#### [PROMPT]
Begin with the first line of the material and write out each line exactly, ending with the line that contains "(591.5,395) node[box,minimum width=201pt,minimum". Pictures are not part of the copy.

#### [GIVEN DATA]

—————

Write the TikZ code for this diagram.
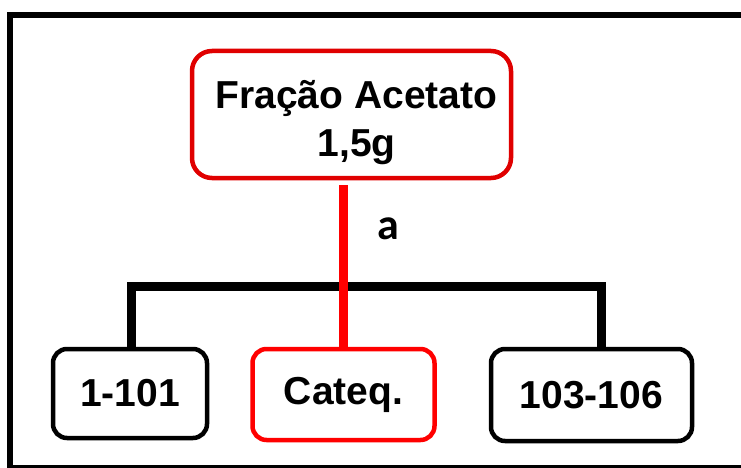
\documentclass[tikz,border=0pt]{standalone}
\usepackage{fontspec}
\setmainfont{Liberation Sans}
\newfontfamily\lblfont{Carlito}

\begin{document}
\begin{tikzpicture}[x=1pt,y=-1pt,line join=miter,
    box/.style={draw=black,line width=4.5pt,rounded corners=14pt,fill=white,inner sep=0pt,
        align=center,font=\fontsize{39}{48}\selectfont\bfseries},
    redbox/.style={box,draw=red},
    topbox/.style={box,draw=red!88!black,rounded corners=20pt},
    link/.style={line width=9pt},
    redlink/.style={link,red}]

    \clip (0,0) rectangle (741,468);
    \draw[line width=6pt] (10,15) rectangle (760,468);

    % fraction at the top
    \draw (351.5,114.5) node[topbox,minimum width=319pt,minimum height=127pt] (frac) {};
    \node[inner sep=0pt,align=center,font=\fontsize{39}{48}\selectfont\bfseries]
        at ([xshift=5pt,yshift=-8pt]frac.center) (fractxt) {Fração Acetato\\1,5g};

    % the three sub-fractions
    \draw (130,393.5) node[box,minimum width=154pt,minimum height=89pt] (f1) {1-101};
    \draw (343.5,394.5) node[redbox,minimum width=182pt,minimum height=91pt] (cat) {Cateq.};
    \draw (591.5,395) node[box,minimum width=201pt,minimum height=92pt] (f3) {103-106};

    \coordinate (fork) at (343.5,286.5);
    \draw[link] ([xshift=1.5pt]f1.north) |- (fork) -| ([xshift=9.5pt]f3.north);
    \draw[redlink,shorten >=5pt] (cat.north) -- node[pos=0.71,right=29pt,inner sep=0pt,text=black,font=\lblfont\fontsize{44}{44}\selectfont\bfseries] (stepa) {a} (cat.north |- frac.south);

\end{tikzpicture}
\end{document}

—————

#### [ANSWER FOR THIS EXERCISE]
Write the TikZ code for this diagram.
\documentclass[tikz,border=0pt]{standalone}
\usepackage{fontspec}
\setmainfont{Liberation Sans}
\newfontfamily\lblfont{Carlito}

\begin{document}
\begin{tikzpicture}[x=1pt,y=-1pt,line join=miter,
    box/.style={draw=black,line width=4.5pt,rounded corners=14pt,fill=white,inner sep=0pt,
        align=center,font=\fontsize{39}{48}\selectfont\bfseries},
    redbox/.style={box,draw=red},
    topbox/.style={box,draw=red!88!black,rounded corners=20pt},
    link/.style={line width=9pt},
    redlink/.style={link,red}]

    \clip (0,0) rectangle (741,468);
    \draw[line width=6pt] (10,15) rectangle (760,468);

    % fraction at the top
    \draw (351.5,114.5) node[topbox,minimum width=319pt,minimum height=127pt] (frac) {};
    \node[inner sep=0pt,align=center,font=\fontsize{39}{48}\selectfont\bfseries]
        at ([xshift=5pt,yshift=-8pt]frac.center) (fractxt) {Fração Acetato\\1,5g};

    % the three sub-fractions
    \draw (130,393.5) node[box,minimum width=154pt,minimum height=89pt] (f1) {1-101};
    \draw (343.5,394.5) node[redbox,minimum width=182pt,minimum height=91pt] (cat) {Cateq.};
    \draw (591.5,395) node[box,minimum width=201pt,minimum height=92pt] (f3) {103-106};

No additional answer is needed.